**Supplied material:**
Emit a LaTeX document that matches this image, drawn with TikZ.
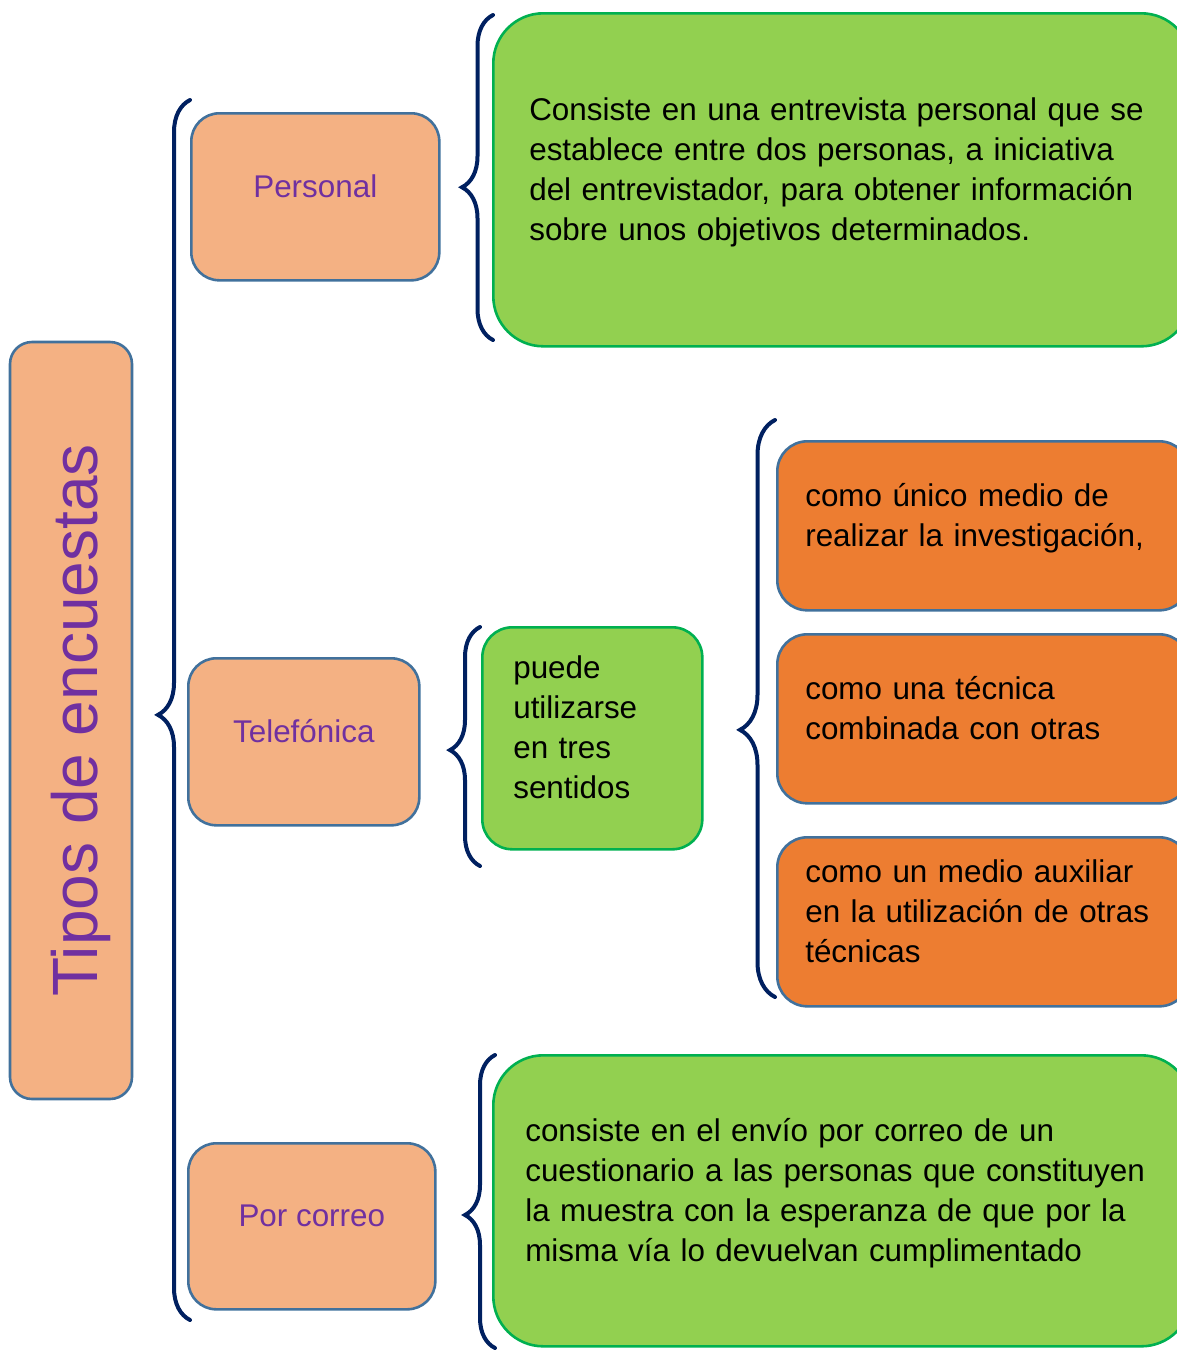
\documentclass[tikz,border=0pt]{standalone}
\usepackage{fontspec}
\setmainfont{Liberation Sans}
\usetikzlibrary{decorations.pathreplacing}
\definecolor{salmon}{HTML}{F4B183}
\definecolor{bordeazul}{HTML}{41719C}
\definecolor{morado}{HTML}{7030A0}
\definecolor{verdeclaro}{HTML}{92D050}
\definecolor{verdeborde}{HTML}{00B050}
\definecolor{naranja}{HTML}{ED7D31}
\definecolor{marino}{HTML}{002060}
\tikzset{
  caja/.style={anchor=north west, inner ysep=0pt, font=\fontsize{15.7}{20}\selectfont,
    execute at end node={\rule[-11pt]{0pt}{0pt}}},
  tipo/.style={caja, draw=bordeazul, line width=1.3pt, fill=salmon, text=morado,
    rounded corners=14pt, inner xsep=0pt},
  verde/.style={caja, draw=verdeborde, line width=1.3pt, fill=verdeclaro,
    rounded corners=25pt, align=left},
  medio/.style={caja, draw=bordeazul, line width=1.3pt, fill=naranja, rounded corners=15pt,
    align=left, inner xsep=14pt, text width=178pt, minimum height=84.5pt},
  llave/.style 2 args={draw=marino, line width=2pt, line cap=round, decorate,
    decoration={brace, amplitude=#1, aspect=#2}},
}
\begin{document}
\begin{tikzpicture}[x=0.5pt, y=-0.5pt]
  \useasboundingbox (0,0) rectangle (1177,1351);
  \clip (0,0) rectangle (1177,1351);

  % titulo
  \node[draw=bordeazul, line width=1.3pt, fill=salmon, rounded corners=11pt, rotate=90,
        minimum width=378.5pt, minimum height=61pt, inner sep=0pt, text=morado,
        font=\fontsize{32}{38}\selectfont] (titulo) at (71,720.5) {\rule{0pt}{33pt}Tipos de encuestas};

  % tipos de encuesta
  \path (190,112)  node [tipo, minimum width=124pt, minimum height=83.5pt] (personal) {Personal}
        (187,657)  node [tipo, minimum width=115.5pt, minimum height=83.5pt] (telefonica) {Telefónica}
        (187,1142) node [tipo, minimum width=123.5pt, minimum height=83pt] (correo) {Por correo}
  ;

  % descripciones
  \path (492,12)   node [verde, inner xsep=18pt, text width=313pt, minimum height=166.5pt] (defpersonal)
          {Consiste en una entrevista personal que se\\establece entre dos personas, a iniciativa\\del entrevistador, para obtener información\\sobre unos objetivos determinados.}
        (481,626)  node [verde, rounded corners=15pt, inner xsep=15.5pt, text width=79pt, minimum height=111pt] (sentidos)
          {puede\\utilizarse\\en tres\\sentidos}
        (492,1054) node [verde, inner xsep=16pt, text width=317pt, minimum height=145.5pt] (defcorreo)
          {consiste en el envío por correo de un\\cuestionario a las personas que constituyen\\la muestra con la esperanza de que por la\\misma vía lo devuelvan cumplimentado}
  ;

  % tres sentidos
  \path (776,440) node [medio] (unico) {como único medio de\\realizar la investigación,}
        (776,633) node [medio] (combinada) {como una técnica\\combinada con otras}
        (776,836) node [medio] (auxiliar) {como un medio auxiliar\\en la utilización de otras\\técnicas}
  ;

  % llaves
  \coordinate (tiposB) at (190,1320);   \coordinate (tiposA) at (190,100);
  \coordinate (personalB) at (493,340); \coordinate (personalA) at (493,15);
  \coordinate (telefB) at (480,866);    \coordinate (telefA) at (480,627);
  \coordinate (sentidosB) at (775,997); \coordinate (sentidosA) at (775,420);
  \coordinate (correoB) at (495,1348);  \coordinate (correoA) at (495,1055);

  \draw[llave={16pt}{0.496}] (tiposB) -- (tiposA);
  \draw[llave={15.5pt}{0.47}] (personalB) -- (personalA);
  \draw[llave={15pt}{0.485}] (telefB) -- (telefA);
  \draw[llave={17.5pt}{0.463}] (sentidosB) -- (sentidosA);
  \draw[llave={15pt}{0.454}] (correoB) -- (correoA);
\end{tikzpicture}
\end{document}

**Direction:** Copy exactly the lines running from the beginning of the listing through the line that has "(titulo) at (71,720.5)". Drop the pictures.

**Finished exercise:**
Emit a LaTeX document that matches this image, drawn with TikZ.
\documentclass[tikz,border=0pt]{standalone}
\usepackage{fontspec}
\setmainfont{Liberation Sans}
\usetikzlibrary{decorations.pathreplacing}
\definecolor{salmon}{HTML}{F4B183}
\definecolor{bordeazul}{HTML}{41719C}
\definecolor{morado}{HTML}{7030A0}
\definecolor{verdeclaro}{HTML}{92D050}
\definecolor{verdeborde}{HTML}{00B050}
\definecolor{naranja}{HTML}{ED7D31}
\definecolor{marino}{HTML}{002060}
\tikzset{
  caja/.style={anchor=north west, inner ysep=0pt, font=\fontsize{15.7}{20}\selectfont,
    execute at end node={\rule[-11pt]{0pt}{0pt}}},
  tipo/.style={caja, draw=bordeazul, line width=1.3pt, fill=salmon, text=morado,
    rounded corners=14pt, inner xsep=0pt},
  verde/.style={caja, draw=verdeborde, line width=1.3pt, fill=verdeclaro,
    rounded corners=25pt, align=left},
  medio/.style={caja, draw=bordeazul, line width=1.3pt, fill=naranja, rounded corners=15pt,
    align=left, inner xsep=14pt, text width=178pt, minimum height=84.5pt},
  llave/.style 2 args={draw=marino, line width=2pt, line cap=round, decorate,
    decoration={brace, amplitude=#1, aspect=#2}},
}
\begin{document}
\begin{tikzpicture}[x=0.5pt, y=-0.5pt]
  \useasboundingbox (0,0) rectangle (1177,1351);
  \clip (0,0) rectangle (1177,1351);

  % titulo
  \node[draw=bordeazul, line width=1.3pt, fill=salmon, rounded corners=11pt, rotate=90,
        minimum width=378.5pt, minimum height=61pt, inner sep=0pt, text=morado,
        font=\fontsize{32}{38}\selectfont] (titulo) at (71,720.5) {\rule{0pt}{33pt}Tipos de encuestas};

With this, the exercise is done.